A really useful next step is to bounce or freeze the drum loop and listen to it as audio. That helps you hear whether the kick and break truly feel like one unit. Ask yourself: does the kick still punch at low volume? Does the break add energy without muddying the bottom? Could a vocal sit on top without fighting the low end? If the answer is yes, you’ve got a strong foundation.

Let’s quickly cover a few common mistakes.

One, making the kick too long. If it rings out too much, it will fight the bassline and blur the groove. Shorten it.

Two, letting the kick and break collide in the same frequency area. If that happens, carve a little space or choose a different sample.

Three, overusing Drum Buss Boom. A little can be great. Too much can get messy fast.

Four, compressing too hard. That can flatten the life out of the drums.

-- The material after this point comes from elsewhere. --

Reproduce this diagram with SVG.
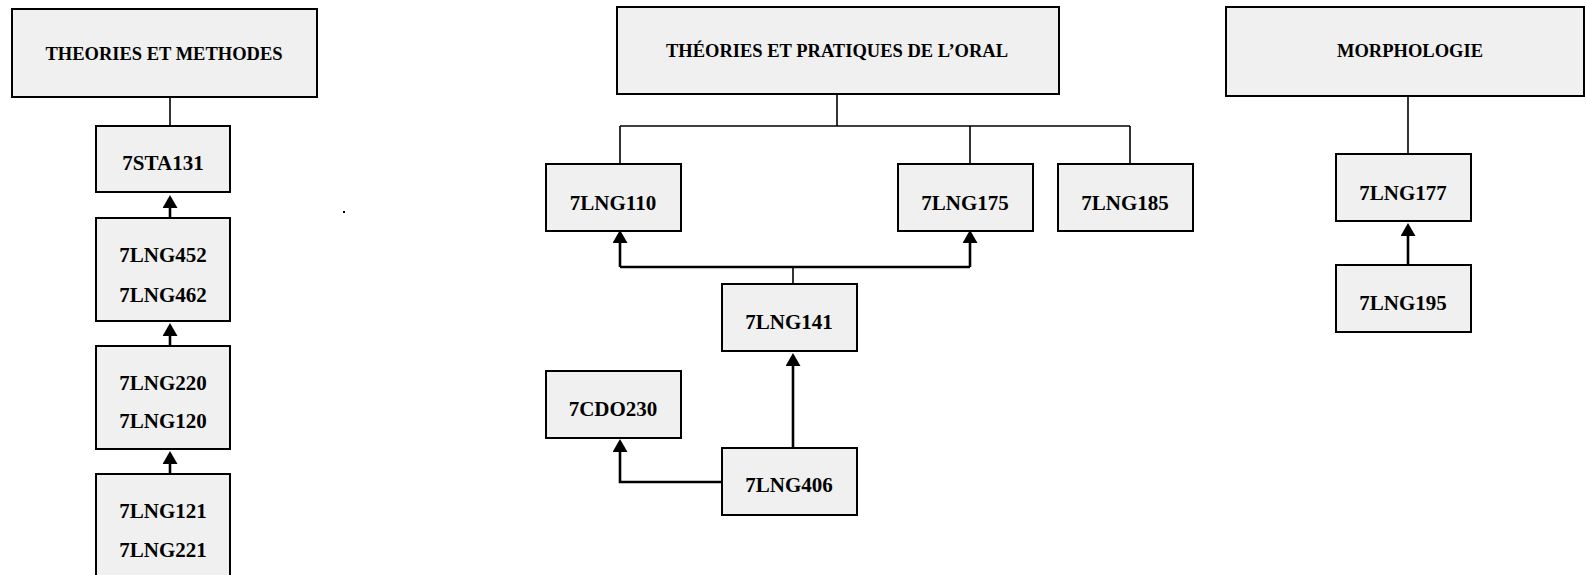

Five, forgetting mono. Always check it.

Six, leaving no room for vocals. High-pass them and place them in the gaps.

And seven, thinking louder equals heavier. It doesn’t. Clean balance equals heavier.

If you want to push this sound further, you can try a deeper sub-kick layer very quietly under the main kick, or add a tiny bit of saturation before turning the level up. You can also resample your best drum combo once it feels right, because hearing it as audio often reveals whether the blend is truly stable.

Here’s a quick practice challenge.

Load a break loop at around 172 BPM. Add a short kick in Simpler on beats 1 and 3. Balance the kick and break until they feel like one unit. Clean up muddiness with EQ Eight. Add Drum Buss lightly. Drop in a simple vocal chop or one-word chant in the gaps. Check the whole thing in mono with Utility. Then export or bounce it and listen back outside the session.

Your goal is to make the kick feel heavier without making the loop messy.

And that’s the core idea here: in jungle and oldskool DnB, the best kick weight is not oversized. It’s powerful, musical, and locked to the break. Build it like a support beam, keep it centered, leave headroom, and let the groove do the heavy lifting.

Nice work. You’ve just taken a big step toward making your drums feel more club-ready, more authentic, and way more finished.